Start of COLLECTED DATA

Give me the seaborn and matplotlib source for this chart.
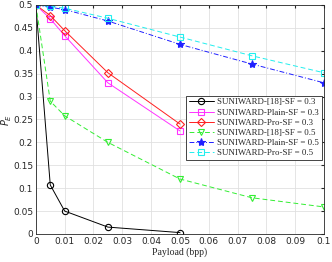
import seaborn as sns
import numpy as np
import matplotlib
matplotlib.use('Agg')
import matplotlib.pyplot as plt

# payload points (bpp)
x_short = [0, 0.005, 0.01, 0.025, 0.05]
x_long = [0, 0.005, 0.01, 0.025, 0.05, 0.075, 0.1]

# average detection error P_E
ref_03 = [0.5, 0.107, 0.05, 0.015, 0.003]
plain_03 = [0.5, 0.470, 0.433, 0.330, 0.225]
pro_03 = [0.5, 0.477, 0.444, 0.352, 0.240]
ref_05 = [0.5, 0.290, 0.258, 0.200, 0.120, 0.079, 0.059]
plain_05 = [0.5, 0.495, 0.490, 0.465, 0.414, 0.371, 0.330]
pro_05 = [0.5, 0.497, 0.493, 0.471, 0.430, 0.389, 0.352]

labels = ['SUNIWARD-[18]-SF = 0.3', 'SUNIWARD-Plain-SF = 0.3', 'SUNIWARD-Pro-SF = 0.3',
          'SUNIWARD-[18]-SF = 0.5', 'SUNIWARD-Plain-SF = 0.5', 'SUNIWARD-Pro-SF = 0.5']

sns.set_style('white')
plt.rcParams['font.family'] = ['DejaVu Sans']

fig = plt.figure(figsize=(3.32, 2.62), dpi=100)
ax = fig.add_axes([0.108, 0.107, 0.868, 0.874])

series = [
    (x_short, ref_03, 'k', 'o', '-'),
    (x_short, plain_03, '#ff33ff', 's', '-'),
    (x_short, pro_03, '#ff2020', 'D', '-'),
    (x_long, ref_05, '#33ee33', 'v', (0, (5, 3))),
    (x_long, plain_05, '#2020ff', '*', (0, (5, 2, 1, 2))),
    (x_long, pro_05, '#22eeee', 's', (0, (5, 3))),
]

for (xs, ys, c, m, ls), lab in zip(series, labels):
    sns.lineplot(x=xs, y=ys, ax=ax, color=c, marker=m, linestyle=ls, linewidth=0.7,
                 markersize=6 if m == '*' else 4.5, markerfacecolor='none' if m != '*' else c,
                 markeredgecolor=c, markeredgewidth=0.8, label=lab)

ax.set_xlim(0, 0.1)
ax.set_ylim(0, 0.5)
ax.set_xticks(np.arange(0, 0.101, 0.01))
ax.set_xticklabels(['0', '0.01', '0.02', '0.03', '0.04', '0.05', '0.06', '0.07', '0.08', '0.09', '0.1'])
ax.set_yticks(np.arange(0, 0.501, 0.05))
ax.set_yticklabels(['0', '0.05', '0.1', '0.15', '0.2', '0.25', '0.3', '0.35', '0.4', '0.45', '0.5'])
ax.tick_params(labelsize=6.5, direction='in', length=2, top=True, right=True, pad=2, colors='#262626')
ax.grid(True, color='#e0e0e0', linewidth=0.6)
for s in ax.spines.values():
    s.set_color('#262626')
    s.set_linewidth(0.6)

ax.set_xlabel('Payload (bpp)', family='Liberation Serif', fontsize=7, labelpad=1)
ax.set_ylabel(r'$\overline{P}_E$', fontsize=7)
ax.yaxis.set_label_coords(-0.075, 0.5)

leg = ax.legend(loc='lower right', bbox_to_anchor=(0.993, 0.323),
                prop={'family': 'Liberation Serif', 'size': 6.4},
                fancybox=False, framealpha=1, edgecolor='#262626',
                handlelength=2.8, handletextpad=0.4, borderpad=0.3, labelspacing=0.22,
                borderaxespad=0)
leg.get_frame().set_linewidth(0.6)

plt.savefig('out.png', dpi=100)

End of COLLECTED DATA

» WORK TO DO
Quote the material word for word, dropping any images it holds.

» ANSWER IN FULL
Give me the seaborn and matplotlib source for this chart.
import seaborn as sns
import numpy as np
import matplotlib
matplotlib.use('Agg')
import matplotlib.pyplot as plt

# payload points (bpp)
x_short = [0, 0.005, 0.01, 0.025, 0.05]
x_long = [0, 0.005, 0.01, 0.025, 0.05, 0.075, 0.1]

# average detection error P_E
ref_03 = [0.5, 0.107, 0.05, 0.015, 0.003]
plain_03 = [0.5, 0.470, 0.433, 0.330, 0.225]
pro_03 = [0.5, 0.477, 0.444, 0.352, 0.240]
ref_05 = [0.5, 0.290, 0.258, 0.200, 0.120, 0.079, 0.059]
plain_05 = [0.5, 0.495, 0.490, 0.465, 0.414, 0.371, 0.330]
pro_05 = [0.5, 0.497, 0.493, 0.471, 0.430, 0.389, 0.352]

labels = ['SUNIWARD-[18]-SF = 0.3', 'SUNIWARD-Plain-SF = 0.3', 'SUNIWARD-Pro-SF = 0.3',
          'SUNIWARD-[18]-SF = 0.5', 'SUNIWARD-Plain-SF = 0.5', 'SUNIWARD-Pro-SF = 0.5']

sns.set_style('white')
plt.rcParams['font.family'] = ['DejaVu Sans']

fig = plt.figure(figsize=(3.32, 2.62), dpi=100)
ax = fig.add_axes([0.108, 0.107, 0.868, 0.874])

series = [
    (x_short, ref_03, 'k', 'o', '-'),
    (x_short, plain_03, '#ff33ff', 's', '-'),
    (x_short, pro_03, '#ff2020', 'D', '-'),
    (x_long, ref_05, '#33ee33', 'v', (0, (5, 3))),
    (x_long, plain_05, '#2020ff', '*', (0, (5, 2, 1, 2))),
    (x_long, pro_05, '#22eeee', 's', (0, (5, 3))),
]

for (xs, ys, c, m, ls), lab in zip(series, labels):
    sns.lineplot(x=xs, y=ys, ax=ax, color=c, marker=m, linestyle=ls, linewidth=0.7,
                 markersize=6 if m == '*' else 4.5, markerfacecolor='none' if m != '*' else c,
                 markeredgecolor=c, markeredgewidth=0.8, label=lab)

ax.set_xlim(0, 0.1)
ax.set_ylim(0, 0.5)
ax.set_xticks(np.arange(0, 0.101, 0.01))
ax.set_xticklabels(['0', '0.01', '0.02', '0.03', '0.04', '0.05', '0.06', '0.07', '0.08', '0.09', '0.1'])
ax.set_yticks(np.arange(0, 0.501, 0.05))
ax.set_yticklabels(['0', '0.05', '0.1', '0.15', '0.2', '0.25', '0.3', '0.35', '0.4', '0.45', '0.5'])
ax.tick_params(labelsize=6.5, direction='in', length=2, top=True, right=True, pad=2, colors='#262626')
ax.grid(True, color='#e0e0e0', linewidth=0.6)
for s in ax.spines.values():
    s.set_color('#262626')
    s.set_linewidth(0.6)

ax.set_xlabel('Payload (bpp)', family='Liberation Serif', fontsize=7, labelpad=1)
ax.set_ylabel(r'$\overline{P}_E$', fontsize=7)
ax.yaxis.set_label_coords(-0.075, 0.5)

leg = ax.legend(loc='lower right', bbox_to_anchor=(0.993, 0.323),
                prop={'family': 'Liberation Serif', 'size': 6.4},
                fancybox=False, framealpha=1, edgecolor='#262626',
                handlelength=2.8, handletextpad=0.4, borderpad=0.3, labelspacing=0.22,
                borderaxespad=0)
leg.get_frame().set_linewidth(0.6)

plt.savefig('out.png', dpi=100)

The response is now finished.